Il a de nouveau fustigé une « offre politique très illisible » lundi matin sur France Inter. Bien que selon l’Insee, le climat des affaires a rebondi en août, il a souligné qu’un trimestre de croissance avait été perdu depuis la dissolution de l’Assemblée nationale le 9 juin, constatant que des « décisions d’investissements et d’embauche » étaient « à l’arrêt » depuis. Et déploré une situation économique « molle » actuellement, malgré un bilan des Jeux olympiques de Paris par ailleurs « très positif ».
« L’économie n’aime pas l’indécision, encore moins les menaces », a-t-il encore insisté, appelant Emmanuel Macron à ne pas « rendre fébriles » des chefs d’entreprise déjà « inquiets », « avec un flou politique qui dure trop longtemps, et surtout une offre et des décisions politiques inappropriées au regard de nos intérêts économiques ».
Avec le NFP, « moins d’argent pour embaucher, augmenter les salaires »
Patrick Martin, très critique depuis des semaines du programme économique du NFP, s’en est de nouveau pris à cette feuille de route, estimant qu’elle n’était « pas économiquement supportable ». « S’il y a plus d’impôts, si on charge la barque en annulant la réforme des retraites, en augmentant le Smic à la seule charge des entreprises, immanquablement ça va impacter les décisions des entreprises, il y aura moins d’argent pour embaucher, investir, augmenter les salaires », a-t-il déroulé, disant craindre que cela ne vienne « précipiter » la hausse des dépôts de bilan, qui ont déjà atteint le chiffre record d’environ 5 800 en juillet.
Quant à l’abrogation de la réforme des retraites, également au programme du bloc de gauche, elle déboucherait sur une « augmentation des cotisations, y compris salariales ». « Si on creuse le déficit des retraites de 17 milliards d’euros par an à partir de 2030, à un moment où un autre, au niveau d’endettement où est la France, qui est insupportable, il faudra bien que quelqu’un paie. Ce seront les salariés, les entreprises, et/ou les retraités dont on baissera les retraites », a-t-il anticipé.

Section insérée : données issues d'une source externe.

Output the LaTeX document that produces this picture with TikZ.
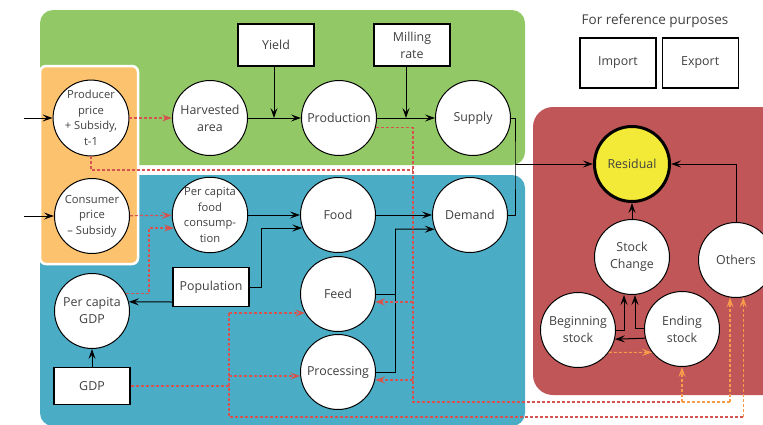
\documentclass[tikz,border=0pt]{standalone}
\usepackage{fontspec}
\setmainfont{Open Sans}
\usetikzlibrary{
  arrows.meta,
  calc,
  positioning
}
\definecolor{supplygreen}{RGB}{146,201,102}
\definecolor{demandblue}{RGB}{75,172,198}
\definecolor{priceorange}{RGB}{252,194,110}
\definecolor{stockred}{RGB}{192,86,87}
\definecolor{residualyellow}{RGB}{242,234,54}
\definecolor{linkred}{RGB}{214,84,80}
\definecolor{linkorange}{RGB}{248,156,76}
\tikzset{
%
  % For all arrow tips.
  >={Stealth[length=10pt,
             width=7pt,
             inset=4pt]},
%
  % For normal lines.
  line/.style={
    line width=1pt},
%
  % For dashed lines.
  dashed line/.style={
    line width=1.2pt,
    dash pattern=on 3pt off 2pt},
%
  % For the relation 'A drives B'.
  drives/.style={
    line,
    ->},
%
  % For dashed links without a tip.
  link/.style={
    dashed line,
    linkred},
%
  % For the relation 'A affects B'.
  affects/.style={
    link,
    ->},
%
  % For dashed links into the stocks.
  stock link/.style={
    dashed line,
    linkorange},
%
  % For the relation 'A affects the stock B'.
  stock affects/.style={
    stock link,
    ->},
%
  % For circles in general.
  state/.style={
    circle,
    draw,
    fill=white,
    line width=1pt,
    minimum size=75pt,
    inner sep=0pt,
    align=center},
%
  % For circles with long texts.
  small state/.style={
    state,
    font=\fontsize{11.2}{15.5}\selectfont},
%
  % For the residual.
  residual/.style={
    state,
    fill=residualyellow,
    line width=3pt},
%
  % For boxes in general.
  box/.style={
    draw,
    fill=white,
    line width=1.2pt,
    minimum width=76pt,
    minimum height=42pt,
    align=center},
%
  % For the coloured areas.
  area/.style={
    rounded corners=13pt}
}

\begin{document}
\begin{tikzpicture}[x=1pt, y=-1pt,
                    font=\fontsize{12.4}{17}\selectfont,
                    text=black!75]
  \useasboundingbox (0,0) rectangle (763,424);
  \clip (0,0) rectangle (763,424);

  % areas
  \fill[area, supplygreen] (40,10) rectangle (525,165);
  \fill[area, demandblue] (40,175) rectangle (525,426);
  \filldraw[fill=priceorange, draw=white, line width=2.5pt,
            rounded corners=6pt] (40,66) rectangle (138,264);
  \fill[area, stockred, rounded corners=20pt] (533,107) rectangle (800,395);

  % supply side
  \node[small state] (PP) at (91,118) {Producer\\price\\+ Subsidy,\\t-1};
  \node[state] (HA) at (210,118) {Harvested\\area};
  \node[state] (Prod) [right=53pt of HA] {Production};
  \node[state] (Sup) [right=58pt of Prod] {Supply};
  \node[box] (Y) at (276,45) {Yield};
  \node[box] (MR) at (412,45) {Milling\\rate};

  % demand side
  \node[small state] (CP) at (92,216) {Consumer\\price\\– Subsidy};
  \node[small state] (PCF) at (210,215) {Per capita\\food\\consump-\\tion};
  \node[state] (Food) at (338,215) {Food};
  \node[state] (Dem) at (470,215) {Demand};
  \node[state] (Feed) [below=3pt of Food] {Feed};
  \node[state] (Proc) [below=2pt of Feed] {Processing};
  \node[state] (PCG) at (92,311) {Per capita\\GDP};
  \node[box, minimum height=39pt] (Pop) at (211,287) {Population};
  \node[box, minimum height=37pt] (GDP) at (92,386) {GDP};

  % stocks
  \node[residual] (Res) at (632,164) {Residual};
  \node[state] (SC) at (632,257) {Stock\\Change};
  \node[state] (Oth) at (736,260) {Others};
  \node[state] (BS) at (578,330) {Beginning\\stock};
  \node[state] (ES) at (682,329) {Ending\\stock};

  % reference
  \node[box, minimum height=50pt] (Imp) at (618,63) {Import};
  \node[box, minimum height=50pt] (Exp) [right=5pt of Imp] {Export};
  \node[font=\fontsize{13.5}{17}\selectfont] (Ref) at (655,21) {For reference purposes};

  % junctions
  \coordinate (PPin) at (24,118);
  \coordinate (CPin) at (24,216);
  \coordinate (SD) at (515,164);
  \coordinate (FP) at (395,229);
  \coordinate (LagTop) at (413,170);
  \coordinate (LagBot) at (413,402);
  \coordinate (GdpMid) at (229,386);
  \coordinate (GdpBot) at (229,417);

  \draw[drives] (PPin) -- (PP);
  \draw[drives] (CPin) -- (CP);
  \draw[drives] (HA) -- (Prod);
  \draw[drives] ([xshift=-2pt]Y.south) -- ([xshift=-2pt]Y.south |- HA.east);
  \draw[drives] (Prod) -- (Sup);
  \draw[drives] ([xshift=-6pt]MR.south) -- ([xshift=-6pt]MR.south |- Prod.east);
  \draw[line] (Sup.east) -| (SD) |- (Dem.east);
  \draw[drives] (SD) -- (Res);

  \draw[drives] (PCF) -- (Food);
  \draw[drives] (Pop.east) -- ++(12pt,0) |- (Food.200);
  \draw[drives] (Food) -- (Dem);
  \draw[drives] ([yshift=-15pt]Pop.west) -- (PCG.14);
  \draw[drives] (GDP) -- (PCG);
  \draw[line] (Feed.east) -| (FP);
  \draw[line] (Proc.east) -| (FP);
  \draw[drives] (FP) -- (Dem.202);

  \draw[drives] (SC) -- (Res);
  \draw[drives] (Oth.north) |- (Res.east);
  \draw[drives] (BS.east) -| ([xshift=-8pt]SC.south);
  \draw[drives] ([yshift=1pt]ES.west) -| ([xshift=3pt]SC.south);
  \draw[drives] (ES.194) -- (BS.-14);

  \draw[affects] (PP) -- (HA);
  \draw[affects] (CP) -- (PCF);
  \draw[affects] (PCG.28) -| ([xshift=-25pt]PCF.200) -- (PCF.200);
  \draw[link] (PP.south) |- (LagTop);
  \draw[link] (Prod.-15) -| (LagBot) -- (LagBot -| ES.south);
  \draw[affects] (Feed.-12 -| LagBot) -- (Feed.-12);
  \draw[affects] (Proc.-12 -| LagBot) -- (Proc.-12);
  \draw[stock link] (LagBot -| ES.south) -- (LagBot -| Oth.261);
  \draw[stock affects] (LagBot -| ES.south) -- (ES.south);
  \draw[stock affects] (LagBot -| Oth.261) -- (Oth.261);
  \draw[link] (GDP.east) -- (GdpMid);
  \draw[link] (Feed.210 -| GdpMid) |- (GdpBot -| Oth.281);
  \draw[affects] (Feed.210 -| GdpMid) -- (Feed.210);
  \draw[affects] (Proc.186 -| GdpMid) -- (Proc.186);
  \draw[stock affects] (GdpBot -| Oth.281) -- (Oth.281);
  \draw[stock affects] (BS.-36) -- (ES.218);
\end{tikzpicture}
\end{document}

Le numéro 1 du Medef a estimé au passage que lors de l’issue des législatives, ce n’était pas « la politique économique » du gouvernement sortant « qui a été sanctionnée ». La veille, il jugeait déjà dans Le Figaro que « si le programme de LFI (membre du NFP) était appliqué, ce serait insupportable pour le pays, au sens propre du terme ».
Au moins autant d’inscrits que l’an passé
Toute cette incertitude n’a cependant pas dissuadé les inscriptions à cette REF, qui grimpent à 10 000, au moins autant que l’an dernier, selon le Medef. Outre des dirigeants de grandes entreprises – Axa, EDF, Engie, Google, L’Oréal, Publicis, Safran, Sanofi France, Schneider Electric, ou CMA CGM, dont le PDG Rodolphe Saadé sera invité mardi d’une « conversation » d’une demi-heure – artistes ou membres de la société civile, et, quand même, quelques politiques, participeront aux différentes tables rondes.
L’ancien ministre et maire de Meaux Jean-François Copé et la députée écologiste de Paris Sandrine Rousseau seront ainsi réunis pour évoquer « le pouvoir à parité », le secrétaire national du PCF Fabien Roussel participera au débat « Consommateur-producteur, qui a le pouvoir ? », la députée européenne Valérie Hayer, tête de liste de l’ex-majorité présidentielle aux élections européennes et présidente du groupe Renew Europe, s’exprimera sur « Où va l’économie européenne ? ».
La REF s’achèvera par un point sur le manifeste sur « le pouvoir de l’engagement » des chefs d’entreprise envers « une croissance responsable bénéfique à toutes et tous », déjà signé par une cinquantaine de patrons.